Prolétaires de tous les pays, unissez-vous à l’échelle mondiale et des deux côtés des conflits militaires! Sabotez la production militaire, perturbez les approvisionnements militaires, fraternisez sur le front et à l’arrière!

 



[1]. Union des Communistes d’Ukraine (UCU)

[Союз коммунистов Украины, en ukrainien Союз комуністів України (СКУ/SKU)]

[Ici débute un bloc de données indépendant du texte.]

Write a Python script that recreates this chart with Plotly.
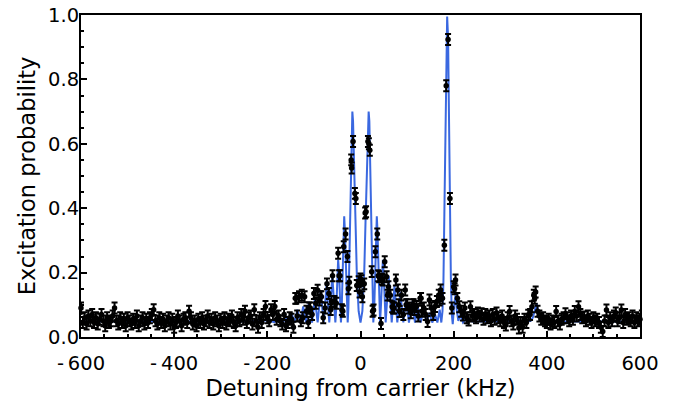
import plotly.graph_objects as go

# ---- measured data (scan grid, 4 kHz step) ----
detuning = list(range(-612, 613, 4))
prob = [
    0.035, 0.07, 0.055, 0.09, 0.045, 0.06, 0.04, 0.065, 0.05, 0.07,
    0.045, 0.06, 0.04, 0.055, 0.07, 0.05, 0.035, 0.06, 0.045, 0.05,
    0.065, 0.09, 0.05, 0.04, 0.06, 0.045, 0.055, 0.035, 0.06, 0.05,
    0.04, 0.055, 0.045, 0.065, 0.035, 0.05, 0.06, 0.04, 0.055, 0.045,
    0.06, 0.07, 0.085, 0.05, 0.04, 0.06, 0.045, 0.055, 0.035, 0.05,
    0.06, 0.04, 0.055, 0.03, 0.045, 0.065, 0.05, 0.035, 0.055, 0.06,
    0.045, 0.08, 0.06, 0.04, 0.05, 0.035, 0.055, 0.045, 0.06, 0.04,
    0.05, 0.065, 0.045, 0.055, 0.04, 0.06, 0.05, 0.035, 0.055, 0.045,
    0.06, 0.04, 0.055, 0.05, 0.065, 0.045, 0.035, 0.06, 0.05, 0.07,
    0.055, 0.08, 0.045, 0.06, 0.065, 0.04, 0.085, 0.05, 0.03, 0.06,
    0.045, 0.07, 0.095, 0.06, 0.05, 0.085, 0.07, 0.095, 0.055, 0.065,
    0.05, 0.04, 0.07, 0.035, 0.045, 0.06, 0.055, 0.03, 0.12, 0.065,
    0.125, 0.05, 0.06, 0.125, 0.08, 0.045, 0.09, 0.07, 0.135, 0.105,
    0.145, 0.115, 0.125, 0.06, 0.09, 0.165, 0.135, 0.085, 0.19, 0.11,
    0.105, 0.26, 0.19, 0.085, 0.28, 0.32, 0.25, 0.17, 0.55, 0.607,
    0.446, 0.16, 0.172, 0.18, 0.125, 0.165, 0.389, 0.607, 0.58, 0.203,
    0.084, 0.265, 0.32, 0.187, 0.042, 0.177, 0.234, 0.187, 0.156, 0.13,
    0.094, 0.09, 0.177, 0.146, 0.079, 0.13, 0.07, 0.146, 0.10, 0.09,
    0.075, 0.10, 0.085, 0.095, 0.065, 0.12, 0.08, 0.09, 0.07, 0.048,
    0.115, 0.09, 0.07, 0.095, 0.11, 0.13, 0.146, 0.12, 0.285, 0.78,
    0.924, 0.43, 0.09, 0.156, 0.177, 0.12, 0.094, 0.08, 0.068, 0.09,
    0.06, 0.053, 0.094, 0.065, 0.07, 0.06, 0.075, 0.065, 0.072, 0.055,
    0.07, 0.06, 0.065, 0.05, 0.07, 0.055, 0.075, 0.06, 0.05, 0.065,
    0.045, 0.037, 0.06, 0.079, 0.05, 0.04, 0.065, 0.055, 0.028, 0.045,
    0.03, 0.055, 0.045, 0.068, 0.07, 0.094, 0.13, 0.14, 0.08, 0.065,
    0.055, 0.06, 0.05, 0.045, 0.055, 0.04, 0.05, 0.045, 0.079, 0.05,
    0.04, 0.055, 0.06, 0.072, 0.06, 0.05, 0.065, 0.055, 0.079, 0.065,
    0.094, 0.07, 0.06, 0.062, 0.05, 0.065, 0.055, 0.045, 0.06, 0.05,
    0.055, 0.045, 0.03, 0.017, 0.05, 0.084, 0.045, 0.06, 0.05, 0.065,
    0.075, 0.05, 0.06, 0.084, 0.045, 0.07, 0.055, 0.06, 0.05, 0.065,
    0.045, 0.06, 0.05, 0.055, 0.065, 0.05, 0.05,
]

# second interleaved scan points near the centre
extra_detuning = [-138, -126, -110, -86, -62, -46, -38, -26, -19, -10, -2, 2, 10,
                  18, 26, 38, 46, 58, 70, 82, 98, 114, 130, 170, 202, 374]
extra_prob = [0.12, 0.13, 0.09, 0.125, 0.11, 0.19, 0.08, 0.15, 0.525, 0.43, 0.14, 0.175, 0.385,
              0.60, 0.08, 0.19, 0.18, 0.13, 0.09, 0.10, 0.10, 0.10, 0.12, 0.115, 0.15, 0.12]

err_value = 0.017

# ---- fitted curve ----
fit_x = [-612, -400, -250, -200, -185, -173, -166, -160.5, -154, -148, -142, -135.5,
         -129, -123, -117, -110.5, -104, -98, -92, -85.5, -79, -73, -67, -60.5, -54,
         -52, -50, -48, -46, -44, -42, -40.5, -38.5, -36.5, -35, -33.5, -31.5, -29.5,
         -27.5, -26, -24, -21.5, -19, -17.5, -16, -14, -11, -8, -4, 0,
         4, 8, 11, 14, 16, 17.5, 19, 21.5, 24, 26, 27.5, 29.5, 31.5, 33.5, 35, 36.5,
         38.5, 40.5, 42, 44, 46, 48, 50, 52, 54, 60.5, 67, 73, 79, 85.5, 92, 98, 104,
         110.5, 117, 123, 129, 135.5, 142, 148, 154, 160.5, 165, 170, 173.5, 176,
         178, 180, 182, 184, 186, 188, 190, 192, 194, 196, 198, 201, 204, 207, 210,
         214, 220, 226, 240, 300, 365, 370, 374, 378, 382, 386, 392, 500, 612]
fit_y = [0.048, 0.047, 0.048, 0.052, 0.046, 0.058, 0.045, 0.066, 0.045, 0.075, 0.045, 0.085,
         0.045, 0.095, 0.045, 0.11, 0.045, 0.12, 0.045, 0.14, 0.045, 0.16, 0.045, 0.19, 0.045,
         0.09, 0.19, 0.24, 0.20, 0.10, 0.045, 0.08, 0.20, 0.33, 0.375, 0.33, 0.22, 0.09,
         0.045, 0.09, 0.25, 0.50, 0.67, 0.70, 0.67, 0.57, 0.37, 0.20, 0.08, 0.045,
         0.08, 0.20, 0.37, 0.57, 0.67, 0.70, 0.67, 0.50, 0.25, 0.09, 0.045, 0.09, 0.22, 0.33, 0.375, 0.33,
         0.20, 0.08, 0.045, 0.10, 0.20, 0.24, 0.19, 0.09, 0.045, 0.19, 0.045, 0.16, 0.045, 0.14, 0.045, 0.12, 0.045,
         0.11, 0.045, 0.095, 0.045, 0.085, 0.045, 0.075, 0.045, 0.068, 0.045, 0.085, 0.045, 0.08,
         0.17, 0.38, 0.62, 0.86, 0.995, 0.93, 0.64, 0.38, 0.18, 0.07, 0.04, 0.10, 0.13, 0.08, 0.05,
         0.07, 0.045, 0.055, 0.048, 0.048, 0.05, 0.06, 0.08, 0.105, 0.07, 0.05, 0.048, 0.048, 0.048]

x_ticks = [-600, -400, -200, 0, 200, 400, 600]
x_tick_text = ["-\u2009600", "-\u2009400", "-\u2009200", "0", "200", "400", "600"]
y_ticks = [0.0, 0.2, 0.4, 0.6, 0.8, 1.0]

FONT = "DejaVu Sans"

fig = go.Figure()
fig.add_trace(go.Scatter(
    x=fit_x, y=fit_y, mode="lines",
    line=dict(color="#3a68e0", width=2),
    hoverinfo="skip", showlegend=False,
))
fig.add_trace(go.Scatter(
    x=detuning + extra_detuning, y=prob + extra_prob, mode="markers",
    marker=dict(color="black", size=5.5),
    error_y=dict(type="constant", value=err_value, color="black", thickness=2, width=3),
    cliponaxis=False, showlegend=False,
))

axis_common = dict(
    showline=True, linecolor="black", linewidth=2, mirror=True,
    ticks="inside", tickcolor="black", tickwidth=2, ticklen=6,
    showgrid=False, zeroline=False, automargin=False,
    tickfont=dict(family=FONT, size=19.5, color="black"),
)
fig.update_xaxes(
    range=[-600, 600], tickvals=x_ticks, ticktext=x_tick_text,
    ticklabelstandoff=8,
    minor=dict(dtick=50, ticks="inside", ticklen=3, tickwidth=1.5, tickcolor="black"),
    title=dict(text="Detuning from carrier (kHz)", font=dict(family=FONT, size=22.5, color="black"), standoff=0),
    **axis_common,
)
fig.update_yaxes(
    range=[0, 1], tickvals=y_ticks, tickformat=".1f",
    ticklabelstandoff=-4,
    minor=dict(dtick=0.05, ticks="inside", ticklen=3, tickwidth=1.5, tickcolor="black"),
    title=dict(text="Excitation probability", font=dict(family=FONT, size=22.5, color="black"), standoff=6),
    **axis_common,
)
fig.update_layout(
    width=679, height=403,
    margin=dict(l=81, r=39, t=15, b=66),
    paper_bgcolor="white", plot_bgcolor="white",
)
fig.write_html("out.html")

[2]http://solidnet.org/meetings-and-statements/imcwp/23rd-international-meeting-of-communist-workers-parties/

[3]. Dans un discours prononcé le 21 février 2022, Poutine présente sa vision concernant l’existence de l’Ukraine comme État indépendant incluant le Donbass : "À la suite de la politique bolchévique est née l’Ukraine soviétique, que l’on peut encore aujourd’hui à juste titre appeler l’Ukraine de Vladimir Ilitch Lénine. Il en est l’auteur et l’architecte." Évoquant le fait que dans le période récente en Ukraine les autorités procèdent à détruire les monuments de Lénine, Poutine poursuit : "Ils appellent cela la décommunisation. Voulez-vous la décommunisation? Eh bien, nous en sommes très satisfaits. Mais il n’est pas nécessaire, comme on dit, de s’arrêter à mi-chemin. Nous sommes prêts à vous montrer ce que signifie une véritable décommunisation pour l’Ukraine."